Dekorasi di tempat-tempat favorit masyarakat Qatar untuk menghabiskan waktu bersama keluarga itu masih didominasi nuansa Piala Dunia yang ditandai kehadiran bendera-bendera 32 negara peserta pesta sepak bola terakbar itu. Lalu masih ada pula poster-poster besar yang menampilkan La’eeb, maskot Qatar 2022.
Dekorasi Natal hanya bisa dilihat di sejumlah hotel-hotel bintang lima yang menjadi pilihan favorit turis asing dan ekspatriat untuk menginap.
DOKUMENTASI GEREJA IFGF QATAR
Anak-anak menampilkan tarian pada perayaan Natal di Gereja Interntaional Full Gospel Fellowship (IFGF) Qatar di Doha, Sabtu (17/12/2022). Pemerintah Qatar memfasilitasi umat Kristiani beribadah dengan mendirikan pusat keagamaan.
Meski begitu, Pemerintah Qatar tidak menutup mata dengan kehadiran umat Nasrani. Pada 2005, Emir Qatar kala itu, Sheikh Hamad bin Khalifa al-Thani, menyetujui pembangunan kompleks keagamaan yang menjadi sentra sejumlah gereja di Abu Hamour, Doha.
Gereja umat Katolik menjadi gereja pertama yang hadir di kompleks keagamaan itu. Sejak 2008, umat Katolik di Doha dan sekitarnya bisa melaksanakan ibadah di gereja yang bisa menampung lebih dari 2.000 orang itu.
”Kami merasakan toleransi yang besar dari Qatari (sebutan warga Qatar asli) dan Pemerintah Qatar. Selain toleransi, Pemerintah Qatar juga melindungi dan memberikan fasilitas yang baik agar kami bisa beribadah,” ujar diaspora Indonesia yang tinggal di kawasan Al Rayyan, Albertus Retnanto.
KOMPAS/YUNIADHI AGUNG
Suasana makan siang di kediaman Profesor Albertus Retnanto, Guru Besar Teknik Perminyakan Universitas Texas A&M di Qatar, yang terletak di Doha, Jumat (23/12/2022). Setiap menjelang Natal, keluarga Profesor Albertus Retnanto mengundang diaspora Indonesia yang berada di Qatar untuk berkumpul menikmati makanan sekaligus menjadi ajang bertemu di sela kesibukan masing-masing.
Hari itu, Albertus dan istrinya, Paulina Tati Kurwati, menjamu 26 orang Indonesia untuk menyambut Natal. Sate ayam, bakso, empal gentong dipadu karak cai, minuman khas Qatar, mewarnai acara hari itu.
Sementara itu, komunitas Kristiani Indonesia lainnya di Qatar juga menyelenggarakan perayaan Natal. Mereka melaksanakan perayaan Natal anak- anak di Gereja International Full Gospel Fellowship (IFGF), Sabtu (17/12/2022).

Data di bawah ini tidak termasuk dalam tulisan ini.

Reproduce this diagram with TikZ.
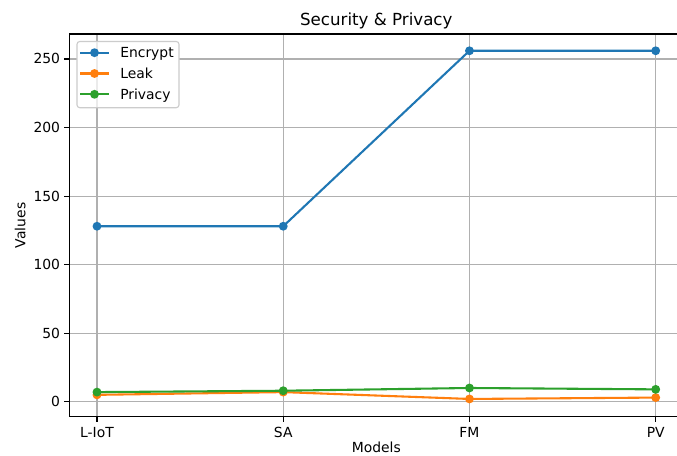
\documentclass[tikz,border=0pt]{standalone}
\usepackage{fontspec}
\setmainfont{DejaVu Sans}
\definecolor{cone}{HTML}{1F77B4}
\definecolor{ctwo}{HTML}{FF7F0E}
\definecolor{cthree}{HTML}{2CA02C}
\definecolor{gridc}{HTML}{B0B0B0}
\definecolor{legc}{HTML}{CCCCCC}
\tikzset{
  gridline/.style={draw=gridc, line width=0.8pt},
  spine/.style={draw=black, line width=0.8pt},
  tickmark/.style={draw=black, line width=0.8pt},
  series/.style={line width=1.5pt, line join=round},
  ticklab/.style={inner sep=0pt, font=\fontsize{10}{12}\selectfont},
}
\begin{document}
\begin{tikzpicture}[x=0.72pt,y=-0.72pt]
\useasboundingbox (0,0) rectangle (677,456);
\fill[white] (0,0) rectangle (677,456);
% grid
\foreach \i in {0,1,2,3} {
  \draw[gridline] ({97+186.23*\i},34) -- ({97+186.23*\i},416.7);
}
\foreach \v in {0,50,100,150,200,250} {
  \draw[gridline] (69.1,{401.7-1.3708*\v}) -- (677,{401.7-1.3708*\v});
}
% data
\begin{scope}[shift={(97,401.7)}, x=134.086pt, y=0.98698pt]
  \coordinate (e0) at (0,128); \coordinate (e1) at (1,128);
  \coordinate (e2) at (2,256); \coordinate (e3) at (3,256);
  \coordinate (l0) at (0,5); \coordinate (l1) at (1,7);
  \coordinate (l2) at (2,2); \coordinate (l3) at (3,3);
  \coordinate (p0) at (0,7); \coordinate (p1) at (1,8);
  \coordinate (p2) at (2,10); \coordinate (p3) at (3,9);
\end{scope}
\draw[series, cone] (e0) -- (e1) -- (e2) -- (e3);
\foreach \n in {e0,e1,e2,e3} \fill[cone] (\n) circle (3.2pt);
\draw[series, ctwo] (l0) -- (l1) -- (l2) -- (l3);
\foreach \n in {l0,l1,l2,l3} \fill[ctwo] (\n) circle (3.2pt);
\draw[series, cthree] (p0) -- (p1) -- (p2) -- (p3);
\foreach \n in {p0,p1,p2,p3} \fill[cthree] (\n) circle (3.2pt);
% spines
\draw[spine] (677,34) -- (69.1,34) -- (69.1,416.7) -- (677,416.7);
% y ticks
\foreach \v in {0,50,100,150,200,250} {
  \draw[tickmark] (69.1,{401.7-1.3708*\v}) -- (64.2,{401.7-1.3708*\v});
  \node[ticklab, anchor=base east] at (60.3,{401.7-1.3708*\v+5}) {\v};
}
% x ticks
\foreach \i/\t in {0/L-IoT,1/SA,2/FM,3/PV} {
  \draw[tickmark] ({97+186.23*\i},416.7) -- ({97+186.23*\i},421.6);
  \node[ticklab, anchor=base] at ({97+186.23*\i},437.2) {\t};
}
% labels
\node[ticklab, anchor=base] (xl) at (376.3,452.5) {Models};
\node[ticklab, anchor=base, rotate=90] (yl) at (25.3,225.4) {Values};
\node[inner sep=0pt, anchor=base, font=\fontsize{12}{14}\selectfont] (title) at (376.3,25.7) {Security \& Privacy};
% legend
\draw[draw=legc, fill=white, line width=0.8pt, rounded corners=2pt] (77,41.5) rectangle (179,107.7);
\draw[draw=gridc!25!white, line width=0.8pt] (97,42) -- (97,107.2);
\foreach \yy/\c/\t [count=\k] in {52.7/cone/Encrypt,73.5/ctwo/Leak,94.3/cthree/Privacy} {
  \coordinate (la\k) at (80,\yy);
  \coordinate (lb\k) at (109,\yy);
  \draw[series, \c] (la\k) -- (lb\k);
  \fill[\c] (94.5,\yy) circle (3.2pt);
  \node[ticklab, anchor=base west] (lt\k) at (120,\yy+5) {\t};
}
\end{tikzpicture}
\end{document}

Agenda tahunan untuk menyambut Natal itu memadukan ibadah dengan pentas seni, seperti tarian anak-anak, drama, performa musik, dan ditutup dengan pembagian hadiah dari Sinterklas.
Esra Selvia Gurning, Koordinator Pelayanan Anak Gereja IFGF Qatar, mengungkapkan, perayaan Natal anak-anak itu juga diikuti oleh warga negara lain, seperti Filipina, Kenya, dan Amerika Serikat.
”Sekitar 100 anak hadir meramaikan kegiatan kami tahun ini. Tujuan kami menyelenggarakan kegiatan itu agar anak- anak bisa bersukacita,” tutur Esra.
Kangen rasa kekeluargaan
Menurut Deonisius Pradipta Aprisa (25), mahasiswa Universiteit Gent di Belgia, perayaan Natal di Indonesia berbeda dengan di luar negeri. Saat di negeri sendiri, rasa kekeluargaan antar-umat terasa sebab warga saling mengenal satu sama lain sehingga tampak ”guyub”. Hal itu tak ditemukan saat ia merayakan Natal di negara-negara Eropa selama ini. Namun, perayaan memang tampak ramai secara historis dan budaya, bukan dari aspek keagamaan. ”Tapi rindu guyubnya dan bareng keluarga,” ujar Deo.
Natal memang berbeda kali ini bagi sebagian orang. Namun, makna kekasih dan bahagia dengan keluarga tetap menjadi napas yang tak lekang.